The implication I took from it is that 'biomedical science' takes a lot more money and is what we feel holds the most promise for improvement of the human condition. So maybe it's not the worst offender, but its offenses carry the most weight.
Yes, obviously we focus - rightly so - on the absurdities of much of BPS-driven ME/CFS pseudo science, but I would be amazed if biomedical research is not also prone to dodgy practices.
 
Yes, obviously we focus - rightly so - on the absurdities of much of BPS-driven ME/CFS pseudo science, but I would be amazed if biomedical research is not also prone to dodgy practices.

I actually think all this stuff is a storm in a teacup. The real problem with science is something quite different.

Why are these studies so hard to reproduce? Because they were tests of not very clever ideas that turned out to be wrong. The real problem with science is that the vast majority of studies test hypotheses that aren't worth bothering with because there are good reasons for thinking they make no sense. Perhaps the commonest thing is testing a hypothesis that superficially looks as if it would explain something but with a bit of thought can be seen not to make those predictions at all.
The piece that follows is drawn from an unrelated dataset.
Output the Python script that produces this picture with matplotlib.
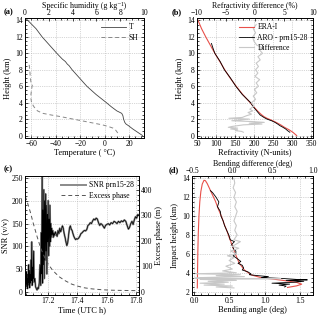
import matplotlib
matplotlib.use("Agg")
import matplotlib.pyplot as plt
from matplotlib.ticker import AutoMinorLocator, MultipleLocator

plt.rcParams['font.family'] = ['Liberation Serif', 'DejaVu Serif']
plt.rcParams['mathtext.fontset'] = 'stix'

# ---- (a) temperature / specific humidity profile
t_height = [14.2, 13.0, 12.0, 11.0, 10.0, 9.3, 9.0, 8.7, 8.5, 8.0, 7.0, 6.0, 5.0, 4.0,
            3.5, 3.0, 2.7, 2.4, 2.0, 1.6, 1.4, 1.2, 0.8, 0.4, 0.0]
temp = [-64, -56, -51, -45, -39, -34.5, -32, -30.5, -29, -26.5, -20.5, -14.5, -7, 1.5,
        5.5, 10, 14, 15, 15.5, 16.5, 17.5, 19.5, 23, 27, 31]
sh_height = [8.6, 8.0, 7.0, 6.5, 6.2, 5.6, 5.0, 4.5, 4.0, 3.5, 3.0, 2.7, 2.5, 2.3, 2.1,
             1.9, 1.7, 1.5, 1.3, 1.1, 0.9, 0.7, 0.4, 0.2, 0.0]
sh = [0.35, 0.4, 0.45, 0.5, 0.62, 0.55, 0.5, 0.5, 0.55, 0.75, 1.05, 1.5, 2.2, 3.0, 3.7,
      4.4, 5.1, 5.8, 6.5, 7.0, 7.4, 7.6, 7.75, 7.85, 7.9]

# ---- (b) refractivity
era_height = [14.2, 13.0, 12.0, 11.0, 10.0, 9.0, 8.0, 7.0, 6.0, 5.0, 4.0, 3.5, 3.0, 2.6,
              2.3, 2.1, 1.9, 1.7, 1.5, 1.3, 1.0, 0.7, 0.4, 0.0]
era_n = [51, 62, 73, 85, 97, 110, 123, 137, 153, 170, 190, 199, 209, 218,
         226, 234, 244, 254, 262, 270, 280, 292, 302, 312]
aro_height = [11.2, 10.5, 10.0, 9.0, 8.0, 7.0, 6.0, 5.0, 4.0, 3.5, 3.0, 2.5, 2.2, 2.0,
              1.8, 1.6, 1.4, 1.2, 1.0, 0.8, 0.6, 0.4]
aro_n = [88, 93, 97, 111, 122, 138, 152, 169, 191, 198, 207, 216, 226, 234,
         246, 255, 262, 268, 276, 283, 288, 294]
dn_height = [13.5, 13.0, 12.5, 12.0, 11.5, 11.0, 10.7, 10.4, 10.0, 9.6, 9.2, 8.8, 8.4,
             8.0, 7.6, 7.2, 6.8, 6.4, 6.0, 5.6, 5.2, 4.8, 4.4, 4.0, 3.6, 3.2, 3.0,
             2.8, 2.6, 2.4, 2.2, 2.1, 2.0, 1.9, 1.8, 1.7, 1.6, 1.5, 1.4, 1.3, 1.2,
             1.1, 1.0, 0.9, 0.8, 0.7, 0.6, 0.5, 0.4]
dn = [0.2, -0.3, 0.1, -0.4, -0.2, 0.3, 1.2, 0.8, 1.3, 0.5, 0.9, 0.2, 0.6,
      0.1, 0.5, 0.0, 0.8, 0.2, 0.6, -0.1, 0.3, -0.3, 0.1, -0.6, -0.2, -0.9, -0.4,
      -1.2, -0.6, -1.5, -2.2, -4.5, -1.0, -2.5, -4.0, -0.5, 1.6, -1.0, 1.2, -2.0, -3.0,
      -4.0, -4.6, -3.0, -4.2, -3.0, -3.4, -2.3, -2.0]

# ---- (c) SNR and excess phase
snr_time = [17.045, 17.048, 17.050, 17.053, 17.055, 17.058, 17.060, 17.063, 17.065, 17.068,
            17.070, 17.073, 17.075, 17.078, 17.080, 17.083, 17.086, 17.089, 17.092, 17.095,
            17.098, 17.101, 17.105, 17.110, 17.115, 17.120, 17.125, 17.130, 17.135, 17.140,
            17.145, 17.150, 17.153, 17.156, 17.160, 17.162, 17.165, 17.168, 17.171, 17.174,
            17.177, 17.180, 17.183, 17.186, 17.189, 17.192, 17.195, 17.198, 17.201, 17.204,
            17.207, 17.210, 17.213, 17.216, 17.219, 17.222, 17.225, 17.228, 17.232, 17.236,
            17.240, 17.245, 17.250, 17.255, 17.262, 17.268, 17.274, 17.280, 17.286, 17.292,
            17.298, 17.304, 17.310, 17.316, 17.322, 17.328, 17.334, 17.340, 17.346, 17.352,
            17.358, 17.364, 17.370, 17.376, 17.382, 17.388, 17.394, 17.400, 17.408, 17.416,
            17.424, 17.432, 17.440, 17.448, 17.456, 17.464, 17.472, 17.480, 17.488, 17.496,
            17.504, 17.512, 17.520, 17.528, 17.536, 17.544, 17.552, 17.560, 17.568, 17.576,
            17.584, 17.592, 17.600, 17.610, 17.620, 17.630, 17.640, 17.650, 17.660, 17.670,
            17.680, 17.690, 17.700, 17.710, 17.720, 17.730, 17.740, 17.748, 17.756, 17.764,
            17.772, 17.780, 17.788, 17.796, 17.804, 17.812, 17.820]
snr = [20, 35, 12, 45, 18, 30, 8, 40, 22, 60,
       15, 48, 10, 38, 20, 70, 25, 110, 15, 55,
       30, 90, 22, 30, 12, 8, 5, 10, 8, 20,
       60, 15, 130, 40, 254, 20, 180, 60, 224, 30,
       200, 70, 215, 90, 190, 40, 170, 110, 200, 80,
       160, 100, 190, 110, 150, 120, 140, 125, 135, 120,
       130, 124, 132, 128, 122, 135, 128, 140, 132, 138,
       145, 140, 128, 120, 110, 102, 108, 125, 140, 145,
       138, 135, 128, 122, 118, 115, 117, 116, 118, 122,
       128, 130, 133, 135, 134, 137, 146, 148, 152, 150,
       156, 160, 158, 162, 160, 152, 146, 150, 148, 144,
       140, 146, 148, 150, 147, 152, 150, 155, 153, 150,
       155, 152, 156, 154, 158, 155, 145, 138, 142, 150,
       155, 148, 158, 165, 162, 170, 168]
phase_time = [17.045, 17.06, 17.08, 17.10, 17.125, 17.15, 17.175, 17.20, 17.225, 17.25,
              17.28, 17.32, 17.36, 17.40, 17.45, 17.50, 17.56, 17.62, 17.70, 17.82]
phase = [375, 350, 312, 268, 218, 172, 138, 110, 90, 74,
         58, 43, 31, 23, 16, 12, 9, 7, 6, 5]

# ---- (d) bending angle
era_b = [0.045, 0.048, 0.052, 0.058, 0.068, 0.08, 0.095, 0.115, 0.14, 0.16, 0.185, 0.21,
         0.25, 0.30, 0.34, 0.39, 0.43, 0.47, 0.50, 0.54, 0.57, 0.61, 0.64, 0.71, 0.81,
         0.95, 1.14, 1.32, 1.45, 1.52, 1.45, 1.32]
era_bh = [2.4, 4.0, 6.0, 8.0, 10.0, 11.5, 12.6, 13.4, 13.8, 13.75, 13.45, 13.05,
          12.4, 11.6, 10.8, 9.9, 9.06, 8.3, 7.65, 6.9, 6.23, 5.5, 5.0, 4.3, 3.77,
          3.48, 3.31, 3.13, 2.98, 2.8, 2.62, 2.45]
aro_bh = [12.7, 12.5, 12.0, 11.5, 11.0, 10.5, 10.0, 9.5, 9.0, 8.5, 8.0, 7.5, 7.3, 7.0,
          6.5, 6.3, 6.0, 5.8, 5.5, 5.2, 5.0, 4.8, 4.5, 4.3, 4.1, 3.9, 3.8, 3.7, 3.6,
          3.5, 3.4, 3.3, 3.25, 3.2, 3.1, 3.0, 2.9, 2.8, 2.7, 2.6, 2.5]
aro_b = [0.23, 0.26, 0.31, 0.35, 0.33, 0.37, 0.38, 0.41, 0.43, 0.46, 0.49, 0.51, 0.57, 0.53,
         0.56, 0.59, 0.59, 0.55, 0.61, 0.66, 0.62, 0.68, 0.70, 0.68, 0.76, 0.80, 0.78, 0.90, 1.05,
         0.95, 1.25, 1.45, 1.60, 1.30, 1.55, 1.40, 1.10, 1.35, 1.20, 1.30, 1.28]
db_h = [14.0, 13.5, 13.0, 12.5, 12.0, 11.5, 11.0, 10.5, 10.0, 9.5, 9.0, 8.5, 8.0, 7.5,
        7.3, 7.0, 6.8, 6.6, 6.3, 6.0, 5.8, 5.6, 5.3, 5.0, 4.7, 4.4, 4.2, 4.0, 3.9, 3.8,
        3.7, 3.6, 3.5, 3.42, 3.38, 3.3, 3.2, 3.1, 3.0, 2.9, 2.8, 2.7, 2.6, 2.5, 2.4]
db = [0.02, 0.03, 0.01, 0.04, 0.02, 0.05, 0.03, 0.06, 0.04, 0.02, 0.05, 0.03, 0.06, 0.02,
      0.10, 0.04, 0.0, 0.08, -0.02, 0.05, -0.06, 0.02, -0.04, 0.03, -0.08, 0.0, -0.12, 0.05,
      -0.45, 0.1, -0.2, 0.15, -0.35, -0.47, 0.6, -0.4, 0.05, -0.3, -0.05, -0.4, -0.1, -0.35,
      0.0, -0.2, 0.02]

FS = 5.5
W, H = 320, 316


def box(l, t, r, b):
    return [l / W, 1 - b / H, (r - l) / W, (b - t) / H]


def style(ax, minor_x=True, minor_y=True, pad=1.5, size=FS):
    ax.tick_params(which='both', direction='in', labelsize=size, width=0.5, pad=pad)
    ax.tick_params(which='major', length=2.5)
    ax.tick_params(which='minor', length=1.2)
    if minor_x:
        ax.xaxis.set_minor_locator(AutoMinorLocator())
    if minor_y:
        ax.yaxis.set_minor_locator(AutoMinorLocator())
    for s in ax.spines.values():
        s.set_linewidth(0.6)


def grid(ax):
    ax.grid(True, ls=':', color='#b0b0b0', lw=0.5)


def top_label(ax, text):
    # top x label sits tight against the top tick labels
    ax.set_xlabel(text, fontsize=5.7, labelpad=0.8)


fig = plt.figure(figsize=(3.2, 3.16), dpi=100)

# (a)
ax = fig.add_axes(box(25, 18, 144, 138))
l1, = ax.plot(temp, t_height, color='#444444', lw=0.6)
ax.set_xlim(-65, 32.2)
ax.set_ylim(-0.3, 14.3)
ax.xaxis.set_major_locator(MultipleLocator(20))
ax.yaxis.set_major_locator(MultipleLocator(2))
ax.set_xlabel('Temperature ( \u00b0C)', fontsize=6, labelpad=1)
ax.set_ylabel('Height (km)', fontsize=6, labelpad=2)
ax.yaxis.set_ticks_position('both')
style(ax)
grid(ax)
at = ax.twiny()
l2, = at.plot(sh, sh_height, color='#888888', lw=0.7, dashes=(4, 3))
at.set_xlim(0, 10)
at.xaxis.set_major_locator(MultipleLocator(2))
top_label(at, 'Specific humidity (g kg\u207b\u00b9)')
style(at, minor_y=False, pad=0.5)
at.legend([l1, l2], ['T', 'SH'], loc='upper right', frameon=False, fontsize=FS,
          handlelength=3.2, labelspacing=0.3, handletextpad=0.4, borderaxespad=0.3)

# (b)
ax = fig.add_axes(box(197, 18, 313, 138))
grid(ax)
r1, = ax.plot(era_n, era_height, color='#e8504a', lw=0.8)
r2, = ax.plot(aro_n, aro_height, color='black', lw=0.6)
ax.set_xlim(50, 355)
ax.set_ylim(-0.3, 14.3)
ax.xaxis.set_major_locator(MultipleLocator(50))
ax.yaxis.set_major_locator(MultipleLocator(2))
ax.set_xlabel('Refractivity (N-units)', fontsize=6, labelpad=1)
ax.set_ylabel('Height (km)', fontsize=6, labelpad=2)
ax.yaxis.set_ticks_position('both')
style(ax)
bt = ax.twiny()
r3, = bt.plot(dn, dn_height, color='#c8c8c8', lw=0.8)
bt.set_xlim(-10, 10)
bt.xaxis.set_major_locator(MultipleLocator(5))
top_label(bt, 'Refractivity difference (%)')
style(bt, minor_y=False, pad=0.5)
bt.legend([r1, r2, r3], ['ERA-I', 'ARO - prn15-28', 'Difference'], loc='upper right',
          frameon=False, fontsize=FS, handlelength=2.0, labelspacing=0.3,
          handletextpad=0.4, borderaxespad=0.3)

# (c)
ax = fig.add_axes(box(25, 176, 139, 295))
grid(ax)
s1, = ax.plot(snr_time, snr, color='#8a8a8a', lw=1.4)
ax.plot(snr_time, snr, color='black', lw=0.5)
ax.set_xlim(17.043, 17.82)
ax.set_ylim(-6, 254)
ax.xaxis.set_major_locator(MultipleLocator(0.2))
ax.yaxis.set_major_locator(MultipleLocator(50))
ax.set_xlabel('Time (UTC h)', fontsize=6, labelpad=1)
ax.set_ylabel('SNR (v/v)', fontsize=6, labelpad=2)
style(ax)
ct = ax.twinx()
s2, = ct.plot(phase_time, phase, color='#555555', lw=0.7, dashes=(4, 3))
ct.set_ylim(-12, 455)
ct.yaxis.set_major_locator(MultipleLocator(100))
ct.set_ylabel('Excess phase (m)', fontsize=6, labelpad=2)
style(ct, minor_x=False)
ct.legend([s1, s2], ['SNR prn15-28', 'Excess phase'], loc='upper right', frameon=False,
          fontsize=FS, handlelength=3.2, labelspacing=0.3, handletextpad=0.4,
          borderaxespad=0.3)

# (d)
ax = fig.add_axes(box(192, 176, 313, 295))
grid(ax)
ax.plot(era_b, era_bh, color='#e8504a', lw=0.8)
ax.plot(aro_b, aro_bh, color='black', lw=0.6)
ax.set_xlim(-0.03, 1.68)
ax.set_ylim(1.65, 14.25)
ax.xaxis.set_major_locator(MultipleLocator(0.5))
ax.yaxis.set_major_locator(MultipleLocator(2))
ax.set_xlabel('Bending angle (deg)', fontsize=6, labelpad=1)
ax.set_ylabel('Impact height (km)', fontsize=6, labelpad=2)
ax.yaxis.set_ticks_position('both')
style(ax)
dt = ax.twiny()
dt.plot(db, db_h, color='#c8c8c8', lw=0.8)
dt.set_xlim(-0.5, 1.0)
dt.xaxis.set_major_locator(MultipleLocator(0.5))
top_label(dt, 'Bending difference (deg)')
style(dt, minor_y=False, pad=0.5)

for txt, x, y in [('(a)', 4, 12), ('(b)', 172, 12), ('(c)', 4, 169), ('(d)', 169, 170)]:
    fig.text(x / W, 1 - y / H, txt, fontsize=6, fontweight='bold', va='center', ha='left')

fig.savefig('out.png', dpi=100)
The molecular mimicry hypothesis in immunology is an old chestnut. In ME I am sceptical about any hypotheses that try to explain symptoms on the basis of impaired energy metabolism. The symptoms don't fit with that because they occur after the exertion more than during it.

If you come across a really good idea, which if you are lucky you do once or twice in a career, then the results shout back at you that it is right. P values are not even needed.
 
retweeted by Michael Sharpe (!?)


it takes one to know one

I'm not sure if he's tweeting it in support of those. Seeing as it would essentially lead to retraction of most of his work, it's hard to imagine otherwise. Unless he just doesn't understand that, which is conceivable but... damn. He's certainly made it plenty clear he is a fool.